GIVEN INSTRUCTION:
The line containing "eta_p = [[142.8, 439], [100, 431], [100, 357.5]]" marks the end: extract everything from the first line of the data through that line, exactly, with no pictures.

>>>

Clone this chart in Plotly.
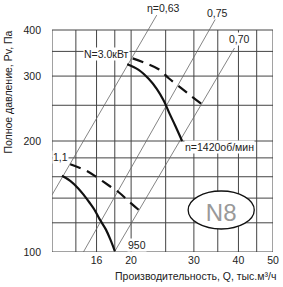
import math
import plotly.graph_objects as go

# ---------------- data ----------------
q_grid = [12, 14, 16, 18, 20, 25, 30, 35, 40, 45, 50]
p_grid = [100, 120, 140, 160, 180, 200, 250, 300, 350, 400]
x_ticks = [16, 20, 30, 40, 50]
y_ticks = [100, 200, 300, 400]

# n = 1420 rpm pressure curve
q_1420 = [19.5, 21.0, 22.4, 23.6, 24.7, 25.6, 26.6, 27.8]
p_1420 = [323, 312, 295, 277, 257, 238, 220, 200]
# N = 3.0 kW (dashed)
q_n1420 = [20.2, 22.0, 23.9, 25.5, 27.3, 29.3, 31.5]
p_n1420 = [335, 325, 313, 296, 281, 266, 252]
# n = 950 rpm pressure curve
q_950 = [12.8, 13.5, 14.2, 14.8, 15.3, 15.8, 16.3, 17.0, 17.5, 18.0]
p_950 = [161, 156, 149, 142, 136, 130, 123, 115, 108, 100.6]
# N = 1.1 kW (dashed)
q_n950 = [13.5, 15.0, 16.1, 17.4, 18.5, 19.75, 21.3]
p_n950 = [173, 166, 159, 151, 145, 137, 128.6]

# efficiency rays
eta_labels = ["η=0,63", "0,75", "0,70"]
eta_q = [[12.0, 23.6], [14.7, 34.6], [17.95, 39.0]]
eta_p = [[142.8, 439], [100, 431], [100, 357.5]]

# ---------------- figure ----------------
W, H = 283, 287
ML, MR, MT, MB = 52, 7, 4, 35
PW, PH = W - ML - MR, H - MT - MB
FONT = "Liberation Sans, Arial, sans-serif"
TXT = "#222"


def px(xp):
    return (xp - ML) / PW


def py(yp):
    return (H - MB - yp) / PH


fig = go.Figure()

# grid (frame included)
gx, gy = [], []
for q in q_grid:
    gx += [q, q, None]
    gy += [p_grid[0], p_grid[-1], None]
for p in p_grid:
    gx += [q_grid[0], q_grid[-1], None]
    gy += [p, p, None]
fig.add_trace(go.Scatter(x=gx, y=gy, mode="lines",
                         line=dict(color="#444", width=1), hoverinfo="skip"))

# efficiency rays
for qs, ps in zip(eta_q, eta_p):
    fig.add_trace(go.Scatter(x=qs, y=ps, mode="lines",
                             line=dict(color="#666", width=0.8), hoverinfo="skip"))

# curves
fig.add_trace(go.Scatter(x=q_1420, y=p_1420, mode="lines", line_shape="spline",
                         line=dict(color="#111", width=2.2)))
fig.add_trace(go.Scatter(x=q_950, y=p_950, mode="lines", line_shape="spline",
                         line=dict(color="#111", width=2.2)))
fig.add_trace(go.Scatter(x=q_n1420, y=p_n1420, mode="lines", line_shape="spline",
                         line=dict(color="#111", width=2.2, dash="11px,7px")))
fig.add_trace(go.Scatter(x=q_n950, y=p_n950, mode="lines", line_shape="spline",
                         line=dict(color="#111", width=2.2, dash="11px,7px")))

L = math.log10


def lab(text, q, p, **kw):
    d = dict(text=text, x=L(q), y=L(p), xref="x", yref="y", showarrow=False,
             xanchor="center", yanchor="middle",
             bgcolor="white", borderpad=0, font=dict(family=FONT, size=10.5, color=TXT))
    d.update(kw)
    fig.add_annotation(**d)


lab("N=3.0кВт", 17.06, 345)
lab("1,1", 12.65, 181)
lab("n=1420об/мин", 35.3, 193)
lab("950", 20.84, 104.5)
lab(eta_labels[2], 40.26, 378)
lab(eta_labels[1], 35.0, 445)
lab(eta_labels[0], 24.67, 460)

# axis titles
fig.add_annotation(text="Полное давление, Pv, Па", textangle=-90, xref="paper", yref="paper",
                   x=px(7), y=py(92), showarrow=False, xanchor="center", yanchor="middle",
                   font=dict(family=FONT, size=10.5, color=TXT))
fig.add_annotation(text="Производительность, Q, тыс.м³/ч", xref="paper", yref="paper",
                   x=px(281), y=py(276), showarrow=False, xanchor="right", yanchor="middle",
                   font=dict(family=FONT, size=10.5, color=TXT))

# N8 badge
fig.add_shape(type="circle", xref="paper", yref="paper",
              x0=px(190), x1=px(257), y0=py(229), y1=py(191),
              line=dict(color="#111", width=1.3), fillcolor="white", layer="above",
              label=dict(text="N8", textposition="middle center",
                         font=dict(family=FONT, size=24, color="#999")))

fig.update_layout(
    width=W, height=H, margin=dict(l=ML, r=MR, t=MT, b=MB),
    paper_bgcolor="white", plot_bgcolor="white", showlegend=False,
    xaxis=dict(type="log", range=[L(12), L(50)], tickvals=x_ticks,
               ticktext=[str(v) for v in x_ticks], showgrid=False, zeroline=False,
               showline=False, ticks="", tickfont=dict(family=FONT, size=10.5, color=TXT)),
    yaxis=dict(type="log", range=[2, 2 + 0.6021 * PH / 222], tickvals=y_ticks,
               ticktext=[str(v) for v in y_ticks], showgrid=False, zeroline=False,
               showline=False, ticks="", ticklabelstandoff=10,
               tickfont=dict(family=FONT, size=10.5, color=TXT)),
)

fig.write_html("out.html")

<<<

IN RESPONSE:
Clone this chart in Plotly.
import math
import plotly.graph_objects as go

# ---------------- data ----------------
q_grid = [12, 14, 16, 18, 20, 25, 30, 35, 40, 45, 50]
p_grid = [100, 120, 140, 160, 180, 200, 250, 300, 350, 400]
x_ticks = [16, 20, 30, 40, 50]
y_ticks = [100, 200, 300, 400]

# n = 1420 rpm pressure curve
q_1420 = [19.5, 21.0, 22.4, 23.6, 24.7, 25.6, 26.6, 27.8]
p_1420 = [323, 312, 295, 277, 257, 238, 220, 200]
# N = 3.0 kW (dashed)
q_n1420 = [20.2, 22.0, 23.9, 25.5, 27.3, 29.3, 31.5]
p_n1420 = [335, 325, 313, 296, 281, 266, 252]
# n = 950 rpm pressure curve
q_950 = [12.8, 13.5, 14.2, 14.8, 15.3, 15.8, 16.3, 17.0, 17.5, 18.0]
p_950 = [161, 156, 149, 142, 136, 130, 123, 115, 108, 100.6]
# N = 1.1 kW (dashed)
q_n950 = [13.5, 15.0, 16.1, 17.4, 18.5, 19.75, 21.3]
p_n950 = [173, 166, 159, 151, 145, 137, 128.6]

# efficiency rays
eta_labels = ["η=0,63", "0,75", "0,70"]
eta_q = [[12.0, 23.6], [14.7, 34.6], [17.95, 39.0]]
eta_p = [[142.8, 439], [100, 431], [100, 357.5]]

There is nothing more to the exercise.